• **WRITTEN INSTRUCTION**
Copy out exactly the lines from the one holding "Recreate this image" through the one holding "r.setAttribute('fill','#1f77b4');", ends included; omit images.

• **PROVIDED RECORDS**
-----
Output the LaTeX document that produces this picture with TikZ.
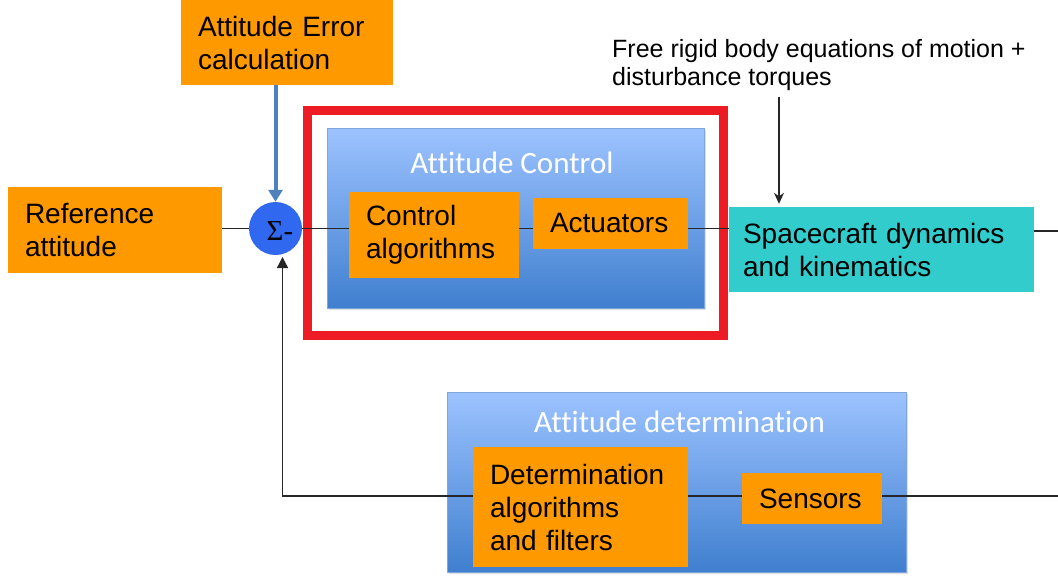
\documentclass[tikz,border=0pt]{standalone}
\usepackage{fontspec}
\setmainfont{Liberation Sans}
\newfontfamily\titlefont[Ligatures=NoCommon]{Carlito}
\newfontfamily\sumfont{Liberation Serif}
\usetikzlibrary{arrows.meta,shadows,calc}
\definecolor{orbox}{HTML}{FF9900}
\definecolor{teal}{HTML}{33CCCC}
\definecolor{gtop}{HTML}{9DC3FF}
\definecolor{gbot}{HTML}{3F7FCF}
\definecolor{gedge}{HTML}{7FA6DA}
\definecolor{sumblue}{HTML}{3069F0}
\definecolor{arrblue}{HTML}{4F81BD}
\definecolor{redframe}{HTML}{ED1C24}
\begin{document}
\begin{tikzpicture}[x=1pt,y=-1pt,
  txt/.style={font=\fontsize{28}{33}\selectfont},
  obox/.style={txt,fill=orbox,inner xsep=17pt,inner ysep=0pt,align=left},
  gbox/.style={draw=gedge,line width=0.8pt,top color=gtop,bottom color=gbot,
    inner sep=0pt,drop shadow={opacity=0.25,shadow xshift=2pt,shadow yshift=-2pt}},
  gtitle/.style={text=white,font=\titlefont\fontsize{31}{36}\selectfont,inner sep=0pt},
  wire/.style={draw=black!85,line width=1.4pt},
  arr/.style={wire,-{Triangle[length=11pt,width=11pt]}}]
\useasboundingbox (0,0) rectangle (1058,576);
\fill[white] (0,0) rectangle (1058,576);

% red frame
\node[draw=redframe,line width=9pt,minimum width=416pt,minimum height=225pt,inner sep=0pt] (frame) at (515,222.5) {};

% grouping boxes
\node[gbox,minimum width=377pt,minimum height=180pt] (ctrlgrp) at (515.5,218) {};
\node[gbox,minimum width=459pt,minimum height=180pt] (detgrp) at (676.5,482) {};
\node[gtitle,anchor=base] (ctrltitle) at (512,173) {Attitude Control};
\node[gtitle,anchor=base] (dettitle) at (679.5,432) {Attitude determination};

% orange boxes
\node[obox,text width=180pt,minimum height=86pt] (ref) at (115,230) {Reference\\attitude};
\node[obox,text width=178pt,minimum height=85pt] (err) at (287,42.5) {Attitude Error\\calculation};
\node[obox,text width=136pt,minimum height=86pt] (calg) at (434,235) {Control\\algorithms};
\node[obox,text width=121pt,minimum height=51pt] (act) at (610.5,223.5) {Actuators};
\node[obox,text width=181pt,minimum height=120pt] (dalg) at (580.5,507) {Determination\\algorithms\\and filters};
\node[obox,text width=106pt,minimum height=51pt] (sens) at (812,498.5) {Sensors};
\node[txt,fill=teal,inner xsep=14pt,inner ysep=0pt,align=left,text width=277pt,minimum height=85pt] (sc) at (881.5,249.5) {Spacecraft dynamics\\and kinematics};

% summing junction
\node[circle,fill=sumblue,minimum size=53pt,inner sep=0pt] (sum) at (275.5,228.5) {};
\node[inner sep=0pt,font=\sumfont\fontsize{29}{32}\selectfont,anchor=base] (sumtxt) at (280,240) {Σ-};

% free text
\node[anchor=north west,inner sep=0pt,align=left,font=\fontsize{25}{28}\selectfont] (free) at (612,39) {Free rigid body equations of motion +\\disturbance torques};
\coordinate (ftop) at (779,97);
\coordinate (rend) at (1058,231);
\coordinate (send) at (1058,496);
\coordinate (fbcorner) at (282.5,496);

% connectors
\draw[wire] (ref.east |- sum) -- (sum.west);
\draw[wire] (sum.east) -- (calg.west |- sum);
\draw[wire] (calg.east |- sum) -- (act.west |- sum);
\draw[wire] (act.east |- sum) -- (sc.west |- sum);
\draw[wire] (sc.east |- rend) -- (rend);
\draw[line width=4pt,draw=arrblue,-{Triangle[length=12pt,width=14pt]}] (err.south -| sum) -- (sum.north);
\draw[wire,-{Stealth[length=11pt,width=10pt]}] (ftop) -- ($(ftop |- sc.north)+(0,-3)$);
\draw[wire] (sens.east |- send) -- (send);
\draw[wire] (sens.west |- send) -- (dalg.east |- send);
\draw[arr] (dalg.west |- send) -- (fbcorner) -- (fbcorner |- 0,257);
\end{tikzpicture}
\end{document}
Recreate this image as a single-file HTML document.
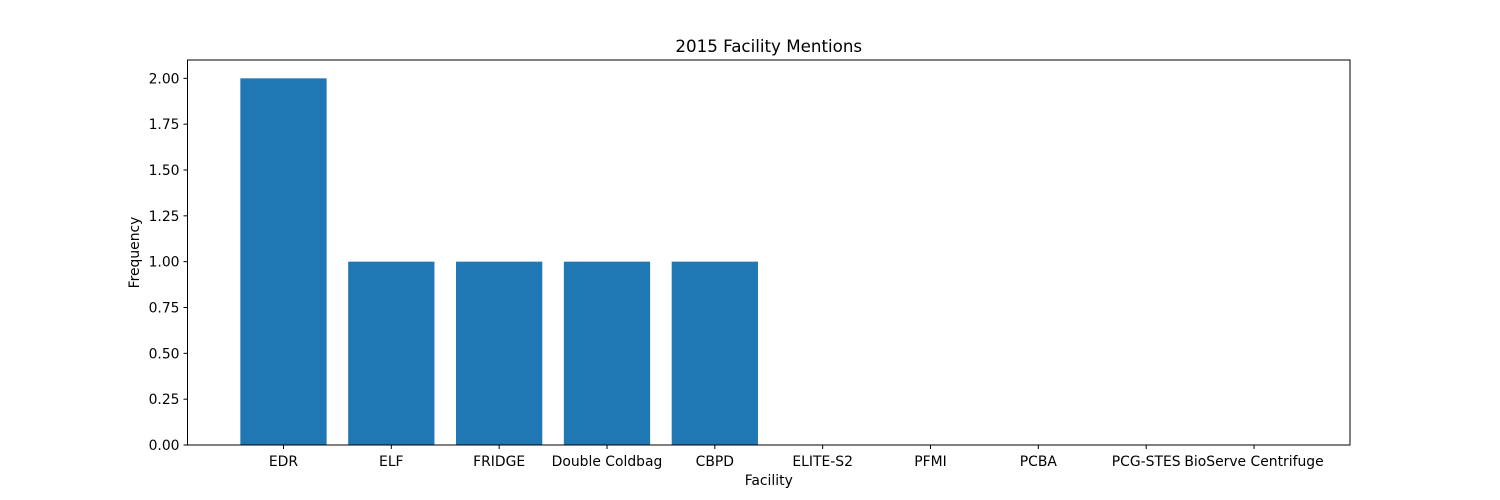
<!DOCTYPE html>
<html><head><meta charset="utf-8">
<style>
html,body{margin:0;padding:0;background:#fff;}
svg{display:block;font-family:"DejaVu Sans","Liberation Sans",sans-serif;}
</style></head>
<body>
<svg id="chart" width="1500" height="500" xmlns="http://www.w3.org/2000/svg">
<text x="768.75" y="52" font-size="16.7" text-anchor="middle">2015 Facility Mentions</text>
<text x="768.75" y="485" font-size="13.9" text-anchor="middle">Facility</text>
<text x="0" y="0" font-size="13.9" text-anchor="middle" transform="translate(139,252.5) rotate(-90)">Frequency</text>
<g id="bars"></g>
<g id="ticks"></g>
<rect x="187.5" y="60" width="1162.5" height="385" fill="none" stroke="#000" stroke-width="1"/>
</svg>
<script>
const categories = ["EDR","ELF","FRIDGE","Double Coldbag","CBPD","ELITE-S2","PFMI","PCBA","PCG-STES","BioServe Centrifuge"];
const values = [2,1,1,1,1,0,0,0,0,0];
const yTicks = [0,0.25,0.5,0.75,1,1.25,1.5,1.75,2];
const yTickLabels = ["0.00","0.25","0.50","0.75","1.00","1.25","1.50","1.75","2.00"];

const L=187.5,R=1350,T=60,B=445;
const xMin=-0.89,xMax=categories.length-1+0.89;
const yMax=2.1;
function xs(v){return L+(v-xMin)/(xMax-xMin)*(R-L);}
function ys(v){return B-v/yMax*(B-T);}
const NS="http://www.w3.org/2000/svg";
const bars=document.getElementById('bars'),ticks=document.getElementById('ticks');
categories.forEach((c,i)=>{
  if(values[i]>0){
    const r=document.createElementNS(NS,'rect');
    const x0=xs(i-0.4),x1=xs(i+0.4);
    r.setAttribute('x',x0);r.setAttribute('width',x1-x0);
    r.setAttribute('y',ys(values[i]));r.setAttribute('height',ys(0)-ys(values[i]));
    r.setAttribute('fill','#1f77b4');
    
    
    bars.appendChild(r);
  }
  const t=document.createElementNS(NS,'line');
  t.setAttribute('x1',xs(i));t.setAttribute('x2',xs(i));t.setAttribute('y1',B);t.setAttribute('y2',B+4);
  t.setAttribute('stroke','#000');
  
  
  ticks.appendChild(t);
  const tx=document.createElementNS(NS,'text');
  tx.setAttribute('x',xs(i));tx.setAttribute('y',B+21);tx.setAttribute('font-size','13.9');tx.setAttribute('text-anchor','middle');
  tx.textContent=c;
  
  
  ticks.appendChild(tx);
});
yTicks.forEach((v,i)=>{
  const t=document.createElementNS(NS,'line');
  t.setAttribute('x1',L-4);t.setAttribute('x2',L);t.setAttribute('y1',ys(v));t.setAttribute('y2',ys(v));
  t.setAttribute('stroke','#000');
  
  
  ticks.appendChild(t);
  const tx=document.createElementNS(NS,'text');
  tx.setAttribute('x',L-8);tx.setAttribute('y',ys(v)+5);tx.setAttribute('font-size','13.9');tx.setAttribute('text-anchor','end');
  tx.textContent=yTickLabels[i];
  
  
  ticks.appendChild(tx);
});
</script>
</body></html>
-----
• **FINAL RESULT**
Recreate this image as a single-file HTML document.
<!DOCTYPE html>
<html><head><meta charset="utf-8">
<style>
html,body{margin:0;padding:0;background:#fff;}
svg{display:block;font-family:"DejaVu Sans","Liberation Sans",sans-serif;}
</style></head>
<body>
<svg id="chart" width="1500" height="500" xmlns="http://www.w3.org/2000/svg">
<text x="768.75" y="52" font-size="16.7" text-anchor="middle">2015 Facility Mentions</text>
<text x="768.75" y="485" font-size="13.9" text-anchor="middle">Facility</text>
<text x="0" y="0" font-size="13.9" text-anchor="middle" transform="translate(139,252.5) rotate(-90)">Frequency</text>
<g id="bars"></g>
<g id="ticks"></g>
<rect x="187.5" y="60" width="1162.5" height="385" fill="none" stroke="#000" stroke-width="1"/>
</svg>
<script>
const categories = ["EDR","ELF","FRIDGE","Double Coldbag","CBPD","ELITE-S2","PFMI","PCBA","PCG-STES","BioServe Centrifuge"];
const values = [2,1,1,1,1,0,0,0,0,0];
const yTicks = [0,0.25,0.5,0.75,1,1.25,1.5,1.75,2];
const yTickLabels = ["0.00","0.25","0.50","0.75","1.00","1.25","1.50","1.75","2.00"];

const L=187.5,R=1350,T=60,B=445;
const xMin=-0.89,xMax=categories.length-1+0.89;
const yMax=2.1;
function xs(v){return L+(v-xMin)/(xMax-xMin)*(R-L);}
function ys(v){return B-v/yMax*(B-T);}
const NS="http://www.w3.org/2000/svg";
const bars=document.getElementById('bars'),ticks=document.getElementById('ticks');
categories.forEach((c,i)=>{
  if(values[i]>0){
    const r=document.createElementNS(NS,'rect');
    const x0=xs(i-0.4),x1=xs(i+0.4);
    r.setAttribute('x',x0);r.setAttribute('width',x1-x0);
    r.setAttribute('y',ys(values[i]));r.setAttribute('height',ys(0)-ys(values[i]));
    r.setAttribute('fill','#1f77b4');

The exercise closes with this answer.